Because it’s been a slow day, topic-wise, I figured why not blog my response to Billy’s response to my post on his post. This is how the blogosphere stays alive, feeding on itself. Plus, I don’t trust the comments.
Billy’s making nice, saying the right things, e.g. “This misses the point or maybe my point was poorly stated.” and “I outline three reasons why I believe this is so and I’ve yet to see a response to those.” His points are:
1. cost is multiplied over the number of individuals in the enterprise
2. critical mass of employee adoption must be guaranteed for the technology/tool to be worthwhile
3. the tools/technology must be supportable and useful for a group bound by the common purpose of the corporate mission not an individual bound by their own desires.
I know, last time I promised I wouldn’t do this. So, I concede all points in the following manner: 1) Sure, 2) Fine, 3) OK. These underline what I’m talking about, Billy is a tech guy. I’m an Apps guy. I doubt these are refutable.
His approach to Enterprise 2.0 is top-down, and therefore, his points about it all center around top-down concerns 1) cost, 2) cost-benefit, 3) ROI. He even mentions the corporate mission, doesn’t get more top-down than that.
So, if Web 2.0 gives power to the people. Enterprise 2.0 takes it away?
No, sorry, Enterprise 2.0 takes it away, unless you can justify the investment. Or wait, maybe it’s: Enterprise 2.0, on corporate terms only. Sounds like a passive-aggressive ban to me.
Paul’s saying that the talk of the Gartner shindig last week was all about *2.0, and how to CIOs are sweating the problem of how to handle New Web internally. They’re asking for strategies and advice on how to control the spread of New Web. My advice is simple: Don’t try to control it.

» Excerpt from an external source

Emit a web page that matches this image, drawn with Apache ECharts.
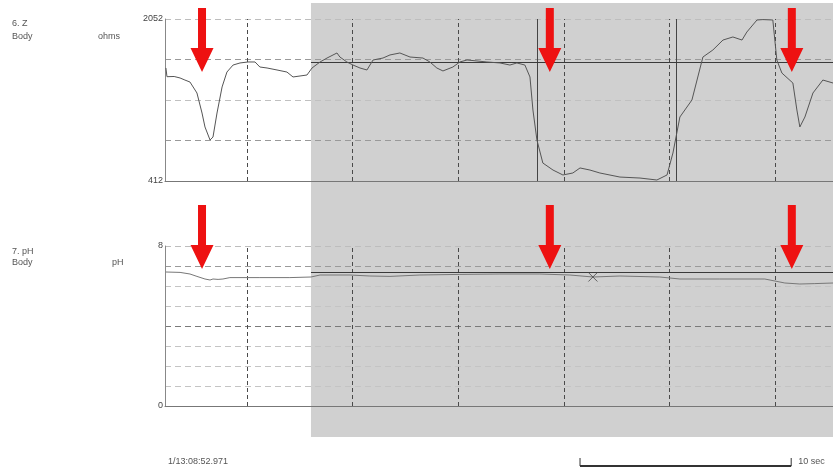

Don’t drive initiatives top-down, make mandates, and ban apps you can’t control. Don’t deploy technology, advertise it in a sendmail and wonder why its adoption is low.
Do listen to your users. Ask what they use and how they use it. Build use cases, then roll out something small and targeted. Keep polling them for more ideas, rinse, repeat.
This is the social part. That’s why social apps are different. This is why Billy is a tech guy. He builds ECM software to sell to CIOs. He thinks top-down. I’m an Apps guy. I think about users. I’m an edge-in guy.
In fairness, Billy thinks about users too, but users don’t buy ECM software. CIOs do.
Right, wrong, indifferent, we have different views. I like mine better, and not just because my view is all about me.